Маленький ребенок без труда может быть один. Он одинок от природы, даже если случайная компания ему не досаждает, и при том, что он знает, как потребовать материнский сосок, когда подходит час кормления. И он знает прекрасно, хотя никто ему этого не говорил, что сосок - для него, и он умеет сосать. Но мы зачастую теряем связь с этим ребенком в нас. И постоянно проходим мимо самого лучшего в нас, не удосуживаясь взглянуть…

Если в «РС» я обращаюсь к кому-нибудь, кроме самого себя, то это не «публика». Я обращаюсь к тебе, читающему эти строки, как к человеку, как к одинокому человеку.
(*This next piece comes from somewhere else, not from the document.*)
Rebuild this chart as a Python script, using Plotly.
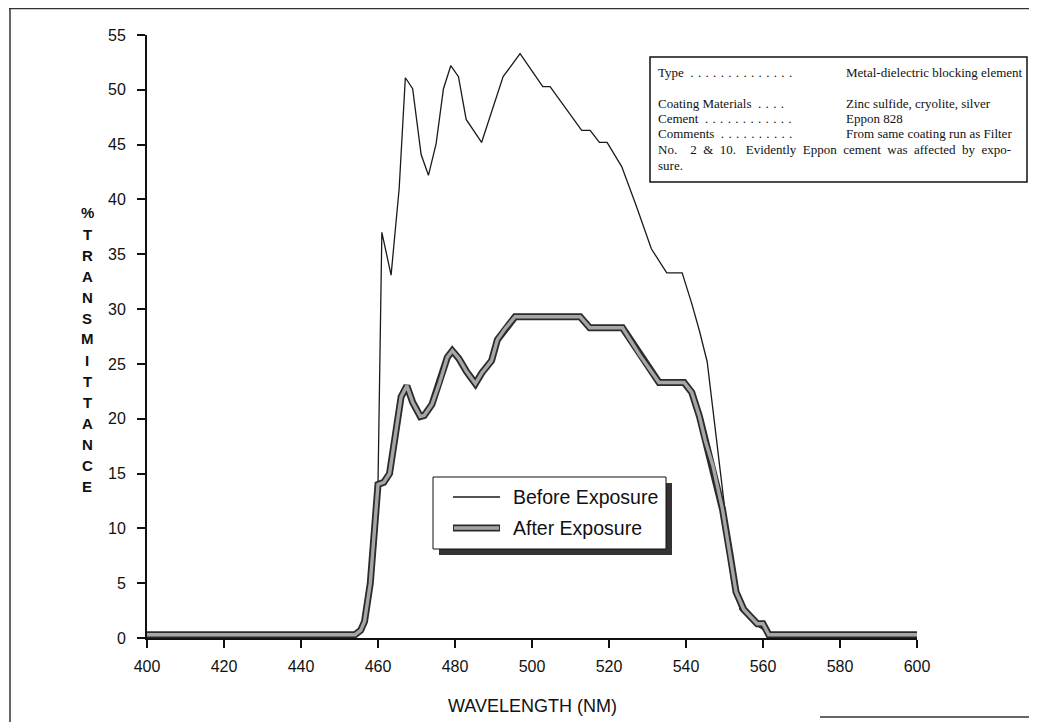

С тем, кто умеет быть один, с ребенком в тебе - только с ним я и хочу говорить. Он часто далеко, этот ребенок, уж я его знаю. Ему давно известно, почем фунт лиха. Он прячется Бог знает где, и нелегко подчас до него добраться. Можно подумать, что он мертв с незапамятных времен, что его никогда и не было - и однако я знаю наверное, что где-то он да есть, притом в добром здравии.

И вот каков знак тому, что я услышан. Это когда, несмотря на всю разницу - в судьбах ли наших, в культуре - то, что я говорю о своей жизни, отзовется в тебе эхом и найдет резонанс; когда ты снова увидишь перед собой твою собственную жизнь, твой собственный опыт размышлений о тебе самом, быть может, в таком свете, какого ты не брал в расчет до сих пор.

Дело не в «отождествлении» с чем-либо или с кем-либо, тебе чуждым. Но может вдруг статься, что ты откроешь вновь твою жизнь, то, что всего прочего тебе ближе, следя за тем, как я переоткрываю свою на страницах «РС» вплоть до этих самых строк, сию минуту возникающих на листе.

3. Прежде всего, «РС» - это раздумья обо мне самом и о моей жизни. Тем самым, это и свидетельство, причем двух сортов. Это свидетельство о моем прошлом, на которое опирается основной груз моих раздумий. Но в то же время это и свидетельство о самом что ни на есть настоящем - об этих самых мгновеньях, когда я пишу, когда и рождаются страницы «РС» на протяжении часов, дней и ночей. Эти страницы - надежные свидетели моих долгих размышлений о своей жизни, такой, как она протекала в действительности (и как течет по сей день…).

Эти страницы не содержат литературных претензий. Они представляют собой документ обо мне самом. Я позволил себе внести в него лишь крошечные изменения (в основном стилистические поправки). Если он на что и претендует, то на одну только достоверность. А это немало. С другой стороны, в документе этом нет ничего от «автобиографии». Из него ты не узнаешь ни даты моего рождения (которая нужна разве затем, чтобы составлять гороскопы), ни имен моих отца и матери, ни того, чем они занимались в жизни, ни как звали ту, которая стала моей женой, ни имен других женщин, сыгравших важную роль в моей судьбе, или детей, рожденных от этих любовных союзов, ни куда вели выбранные ими пути. Не то чтобы это мало для меня значило когда-то или не сохранило своей значимости по сей день. Но так уж начинались и по такой дороге пошли мои раздумья, что ни одной минуты я не чувствовал стремления хоть бы и слегка погрузиться в описания людей и событий. Еще меньше смысла я видел в том, чтобы добросовестно выписывать в ряд имена и цифры.

Мне ни разу не показалось, что тем самым я мог бы скорее приблизиться к своей цели. (При всем при том на немногих предшествующих страницах мне случилось, словно себе же наперекор, привести больше реальных подробностей из своей жизни, чем, быть может, на тысяче последующих…)

И если ты спросишь меня, что же это за цель я преследую на протяжении тысячи страниц, я отвечу: рассказать, и тем самым обнаружить, кое-что о путешествиях по внутреннему миру, а это и есть моя жизнь. Этот рассказ-свидетельство проистекает именно на тех двух уровнях, о которых я только что говорил. Это отчет о приключениях прошлого, до самых его корней с началом в моем младенчестве. Но это и продолжение - и обновление - того же самого путешествия в течение тех мгновений, тех дней, когда я пишу «РС» как самопроизвольный отклик на резкий вызов, брошенный мне внешним миром.